• **Challenge**
Restate every entry word for word.
____
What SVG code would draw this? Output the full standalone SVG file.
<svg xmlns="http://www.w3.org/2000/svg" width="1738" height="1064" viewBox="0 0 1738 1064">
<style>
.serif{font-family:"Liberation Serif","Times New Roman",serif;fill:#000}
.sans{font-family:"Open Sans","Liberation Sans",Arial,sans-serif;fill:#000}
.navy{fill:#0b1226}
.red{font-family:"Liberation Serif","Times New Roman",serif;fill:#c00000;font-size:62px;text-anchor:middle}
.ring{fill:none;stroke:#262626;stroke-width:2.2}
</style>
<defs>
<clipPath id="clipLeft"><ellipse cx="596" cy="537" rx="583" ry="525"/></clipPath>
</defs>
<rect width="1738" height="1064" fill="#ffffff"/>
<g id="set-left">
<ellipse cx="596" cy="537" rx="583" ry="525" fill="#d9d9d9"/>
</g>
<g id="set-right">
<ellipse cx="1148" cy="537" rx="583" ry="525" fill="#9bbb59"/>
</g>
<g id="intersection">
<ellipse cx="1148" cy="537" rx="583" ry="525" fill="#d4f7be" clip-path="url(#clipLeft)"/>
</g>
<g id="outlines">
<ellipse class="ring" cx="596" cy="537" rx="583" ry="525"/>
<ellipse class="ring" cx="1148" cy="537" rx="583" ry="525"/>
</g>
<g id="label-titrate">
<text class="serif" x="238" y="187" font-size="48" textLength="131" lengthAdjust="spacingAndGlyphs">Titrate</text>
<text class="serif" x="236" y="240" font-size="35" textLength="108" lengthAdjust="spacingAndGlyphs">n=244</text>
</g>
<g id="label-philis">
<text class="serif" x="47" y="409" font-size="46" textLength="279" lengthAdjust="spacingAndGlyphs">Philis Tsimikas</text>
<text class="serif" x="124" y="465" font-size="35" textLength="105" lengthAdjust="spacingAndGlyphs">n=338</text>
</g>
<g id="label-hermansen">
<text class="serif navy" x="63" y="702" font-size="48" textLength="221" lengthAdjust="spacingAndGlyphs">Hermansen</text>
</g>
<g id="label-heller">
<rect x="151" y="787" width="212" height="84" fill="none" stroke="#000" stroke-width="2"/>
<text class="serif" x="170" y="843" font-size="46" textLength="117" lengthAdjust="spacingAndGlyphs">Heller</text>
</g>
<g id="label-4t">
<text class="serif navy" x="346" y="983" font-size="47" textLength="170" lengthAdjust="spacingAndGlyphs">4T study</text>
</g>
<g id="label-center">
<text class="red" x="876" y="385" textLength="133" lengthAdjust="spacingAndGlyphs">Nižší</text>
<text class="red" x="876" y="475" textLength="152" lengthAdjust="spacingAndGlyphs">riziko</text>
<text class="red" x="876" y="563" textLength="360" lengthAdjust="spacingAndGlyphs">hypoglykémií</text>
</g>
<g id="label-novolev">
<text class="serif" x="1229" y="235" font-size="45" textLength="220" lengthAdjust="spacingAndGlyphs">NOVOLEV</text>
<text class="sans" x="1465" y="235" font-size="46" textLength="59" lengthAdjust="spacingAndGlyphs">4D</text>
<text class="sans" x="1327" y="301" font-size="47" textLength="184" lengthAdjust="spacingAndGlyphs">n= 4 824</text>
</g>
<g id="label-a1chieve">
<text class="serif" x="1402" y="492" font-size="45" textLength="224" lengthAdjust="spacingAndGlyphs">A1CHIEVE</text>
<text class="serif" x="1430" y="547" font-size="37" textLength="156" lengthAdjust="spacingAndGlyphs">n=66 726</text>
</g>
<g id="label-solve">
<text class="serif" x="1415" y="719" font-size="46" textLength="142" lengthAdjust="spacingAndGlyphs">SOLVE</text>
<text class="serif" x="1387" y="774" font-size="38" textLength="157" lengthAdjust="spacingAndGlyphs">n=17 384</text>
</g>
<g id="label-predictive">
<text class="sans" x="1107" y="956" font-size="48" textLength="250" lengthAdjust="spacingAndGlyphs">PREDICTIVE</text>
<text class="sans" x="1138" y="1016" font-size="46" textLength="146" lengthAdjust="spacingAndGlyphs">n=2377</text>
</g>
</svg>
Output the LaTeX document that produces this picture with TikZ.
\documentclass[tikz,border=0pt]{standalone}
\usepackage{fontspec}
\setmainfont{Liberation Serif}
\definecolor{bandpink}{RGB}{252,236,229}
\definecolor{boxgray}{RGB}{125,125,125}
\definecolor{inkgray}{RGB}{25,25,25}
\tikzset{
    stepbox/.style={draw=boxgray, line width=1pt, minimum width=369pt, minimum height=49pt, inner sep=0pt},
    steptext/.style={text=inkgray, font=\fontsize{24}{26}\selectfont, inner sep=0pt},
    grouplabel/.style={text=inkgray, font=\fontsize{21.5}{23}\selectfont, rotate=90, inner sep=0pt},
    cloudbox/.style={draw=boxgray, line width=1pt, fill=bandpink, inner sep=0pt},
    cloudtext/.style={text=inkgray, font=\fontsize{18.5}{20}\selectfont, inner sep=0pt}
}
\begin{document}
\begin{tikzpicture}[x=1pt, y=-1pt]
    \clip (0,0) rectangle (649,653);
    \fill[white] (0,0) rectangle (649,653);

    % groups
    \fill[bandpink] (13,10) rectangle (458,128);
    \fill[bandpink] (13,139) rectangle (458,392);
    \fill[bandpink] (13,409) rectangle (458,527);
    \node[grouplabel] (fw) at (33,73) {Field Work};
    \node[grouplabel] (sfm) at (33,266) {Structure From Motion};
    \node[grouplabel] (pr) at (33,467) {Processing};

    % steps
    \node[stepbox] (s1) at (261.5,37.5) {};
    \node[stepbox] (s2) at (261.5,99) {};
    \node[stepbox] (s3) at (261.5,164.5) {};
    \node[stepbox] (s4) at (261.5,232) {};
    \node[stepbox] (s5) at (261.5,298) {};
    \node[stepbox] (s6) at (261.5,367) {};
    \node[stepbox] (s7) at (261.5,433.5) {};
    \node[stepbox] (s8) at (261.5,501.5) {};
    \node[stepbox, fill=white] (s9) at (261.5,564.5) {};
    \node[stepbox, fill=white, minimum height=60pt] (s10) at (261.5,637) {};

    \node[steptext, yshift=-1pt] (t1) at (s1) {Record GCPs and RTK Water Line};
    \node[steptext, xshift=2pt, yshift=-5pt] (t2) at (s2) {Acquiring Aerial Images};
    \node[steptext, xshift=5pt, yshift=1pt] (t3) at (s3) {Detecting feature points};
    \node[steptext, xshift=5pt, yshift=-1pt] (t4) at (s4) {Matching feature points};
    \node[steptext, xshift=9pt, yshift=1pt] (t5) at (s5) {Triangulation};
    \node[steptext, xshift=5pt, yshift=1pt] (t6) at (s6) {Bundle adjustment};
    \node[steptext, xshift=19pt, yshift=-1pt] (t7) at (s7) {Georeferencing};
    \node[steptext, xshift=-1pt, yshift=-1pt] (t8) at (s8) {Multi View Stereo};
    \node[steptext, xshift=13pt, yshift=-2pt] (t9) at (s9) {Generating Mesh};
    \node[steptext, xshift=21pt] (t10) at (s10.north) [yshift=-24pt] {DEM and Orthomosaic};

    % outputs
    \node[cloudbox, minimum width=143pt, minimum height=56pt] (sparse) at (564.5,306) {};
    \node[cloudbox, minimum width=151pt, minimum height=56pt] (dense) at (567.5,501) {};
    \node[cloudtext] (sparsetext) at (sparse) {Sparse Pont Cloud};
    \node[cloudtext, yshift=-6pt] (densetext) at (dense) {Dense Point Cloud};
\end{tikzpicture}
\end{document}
____
• **Solution to this problem**
What SVG code would draw this? Output the full standalone SVG file.
<svg xmlns="http://www.w3.org/2000/svg" width="1738" height="1064" viewBox="0 0 1738 1064">
<style>
.serif{font-family:"Liberation Serif","Times New Roman",serif;fill:#000}
.sans{font-family:"Open Sans","Liberation Sans",Arial,sans-serif;fill:#000}
.navy{fill:#0b1226}
.red{font-family:"Liberation Serif","Times New Roman",serif;fill:#c00000;font-size:62px;text-anchor:middle}
.ring{fill:none;stroke:#262626;stroke-width:2.2}
</style>
<defs>
<clipPath id="clipLeft"><ellipse cx="596" cy="537" rx="583" ry="525"/></clipPath>
</defs>
<rect width="1738" height="1064" fill="#ffffff"/>
<g id="set-left">
<ellipse cx="596" cy="537" rx="583" ry="525" fill="#d9d9d9"/>
</g>
<g id="set-right">
<ellipse cx="1148" cy="537" rx="583" ry="525" fill="#9bbb59"/>
</g>
<g id="intersection">
<ellipse cx="1148" cy="537" rx="583" ry="525" fill="#d4f7be" clip-path="url(#clipLeft)"/>
</g>
<g id="outlines">
<ellipse class="ring" cx="596" cy="537" rx="583" ry="525"/>
<ellipse class="ring" cx="1148" cy="537" rx="583" ry="525"/>
</g>
<g id="label-titrate">
<text class="serif" x="238" y="187" font-size="48" textLength="131" lengthAdjust="spacingAndGlyphs">Titrate</text>
<text class="serif" x="236" y="240" font-size="35" textLength="108" lengthAdjust="spacingAndGlyphs">n=244</text>
</g>
<g id="label-philis">
<text class="serif" x="47" y="409" font-size="46" textLength="279" lengthAdjust="spacingAndGlyphs">Philis Tsimikas</text>
<text class="serif" x="124" y="465" font-size="35" textLength="105" lengthAdjust="spacingAndGlyphs">n=338</text>
</g>
<g id="label-hermansen">
<text class="serif navy" x="63" y="702" font-size="48" textLength="221" lengthAdjust="spacingAndGlyphs">Hermansen</text>
</g>
<g id="label-heller">
<rect x="151" y="787" width="212" height="84" fill="none" stroke="#000" stroke-width="2"/>
<text class="serif" x="170" y="843" font-size="46" textLength="117" lengthAdjust="spacingAndGlyphs">Heller</text>
</g>
<g id="label-4t">
<text class="serif navy" x="346" y="983" font-size="47" textLength="170" lengthAdjust="spacingAndGlyphs">4T study</text>
</g>
<g id="label-center">
<text class="red" x="876" y="385" textLength="133" lengthAdjust="spacingAndGlyphs">Nižší</text>
<text class="red" x="876" y="475" textLength="152" lengthAdjust="spacingAndGlyphs">riziko</text>
<text class="red" x="876" y="563" textLength="360" lengthAdjust="spacingAndGlyphs">hypoglykémií</text>
</g>
<g id="label-novolev">
<text class="serif" x="1229" y="235" font-size="45" textLength="220" lengthAdjust="spacingAndGlyphs">NOVOLEV</text>
<text class="sans" x="1465" y="235" font-size="46" textLength="59" lengthAdjust="spacingAndGlyphs">4D</text>
<text class="sans" x="1327" y="301" font-size="47" textLength="184" lengthAdjust="spacingAndGlyphs">n= 4 824</text>
</g>
<g id="label-a1chieve">
<text class="serif" x="1402" y="492" font-size="45" textLength="224" lengthAdjust="spacingAndGlyphs">A1CHIEVE</text>
<text class="serif" x="1430" y="547" font-size="37" textLength="156" lengthAdjust="spacingAndGlyphs">n=66 726</text>
</g>
<g id="label-solve">
<text class="serif" x="1415" y="719" font-size="46" textLength="142" lengthAdjust="spacingAndGlyphs">SOLVE</text>
<text class="serif" x="1387" y="774" font-size="38" textLength="157" lengthAdjust="spacingAndGlyphs">n=17 384</text>
</g>
<g id="label-predictive">
<text class="sans" x="1107" y="956" font-size="48" textLength="250" lengthAdjust="spacingAndGlyphs">PREDICTIVE</text>
<text class="sans" x="1138" y="1016" font-size="46" textLength="146" lengthAdjust="spacingAndGlyphs">n=2377</text>
</g>
</svg>
Output the LaTeX document that produces this picture with TikZ.
\documentclass[tikz,border=0pt]{standalone}
\usepackage{fontspec}
\setmainfont{Liberation Serif}
\definecolor{bandpink}{RGB}{252,236,229}
\definecolor{boxgray}{RGB}{125,125,125}
\definecolor{inkgray}{RGB}{25,25,25}
\tikzset{
    stepbox/.style={draw=boxgray, line width=1pt, minimum width=369pt, minimum height=49pt, inner sep=0pt},
    steptext/.style={text=inkgray, font=\fontsize{24}{26}\selectfont, inner sep=0pt},
    grouplabel/.style={text=inkgray, font=\fontsize{21.5}{23}\selectfont, rotate=90, inner sep=0pt},
    cloudbox/.style={draw=boxgray, line width=1pt, fill=bandpink, inner sep=0pt},
    cloudtext/.style={text=inkgray, font=\fontsize{18.5}{20}\selectfont, inner sep=0pt}
}
\begin{document}
\begin{tikzpicture}[x=1pt, y=-1pt]
    \clip (0,0) rectangle (649,653);
    \fill[white] (0,0) rectangle (649,653);

    % groups
    \fill[bandpink] (13,10) rectangle (458,128);
    \fill[bandpink] (13,139) rectangle (458,392);
    \fill[bandpink] (13,409) rectangle (458,527);
    \node[grouplabel] (fw) at (33,73) {Field Work};
    \node[grouplabel] (sfm) at (33,266) {Structure From Motion};
    \node[grouplabel] (pr) at (33,467) {Processing};

    % steps
    \node[stepbox] (s1) at (261.5,37.5) {};
    \node[stepbox] (s2) at (261.5,99) {};
    \node[stepbox] (s3) at (261.5,164.5) {};
    \node[stepbox] (s4) at (261.5,232) {};
    \node[stepbox] (s5) at (261.5,298) {};
    \node[stepbox] (s6) at (261.5,367) {};
    \node[stepbox] (s7) at (261.5,433.5) {};
    \node[stepbox] (s8) at (261.5,501.5) {};
    \node[stepbox, fill=white] (s9) at (261.5,564.5) {};
    \node[stepbox, fill=white, minimum height=60pt] (s10) at (261.5,637) {};

    \node[steptext, yshift=-1pt] (t1) at (s1) {Record GCPs and RTK Water Line};
    \node[steptext, xshift=2pt, yshift=-5pt] (t2) at (s2) {Acquiring Aerial Images};
    \node[steptext, xshift=5pt, yshift=1pt] (t3) at (s3) {Detecting feature points};
    \node[steptext, xshift=5pt, yshift=-1pt] (t4) at (s4) {Matching feature points};
    \node[steptext, xshift=9pt, yshift=1pt] (t5) at (s5) {Triangulation};
    \node[steptext, xshift=5pt, yshift=1pt] (t6) at (s6) {Bundle adjustment};
    \node[steptext, xshift=19pt, yshift=-1pt] (t7) at (s7) {Georeferencing};
    \node[steptext, xshift=-1pt, yshift=-1pt] (t8) at (s8) {Multi View Stereo};
    \node[steptext, xshift=13pt, yshift=-2pt] (t9) at (s9) {Generating Mesh};
    \node[steptext, xshift=21pt] (t10) at (s10.north) [yshift=-24pt] {DEM and Orthomosaic};

    % outputs
    \node[cloudbox, minimum width=143pt, minimum height=56pt] (sparse) at (564.5,306) {};
    \node[cloudbox, minimum width=151pt, minimum height=56pt] (dense) at (567.5,501) {};
    \node[cloudtext] (sparsetext) at (sparse) {Sparse Pont Cloud};
    \node[cloudtext, yshift=-6pt] (densetext) at (dense) {Dense Point Cloud};
\end{tikzpicture}
\end{document}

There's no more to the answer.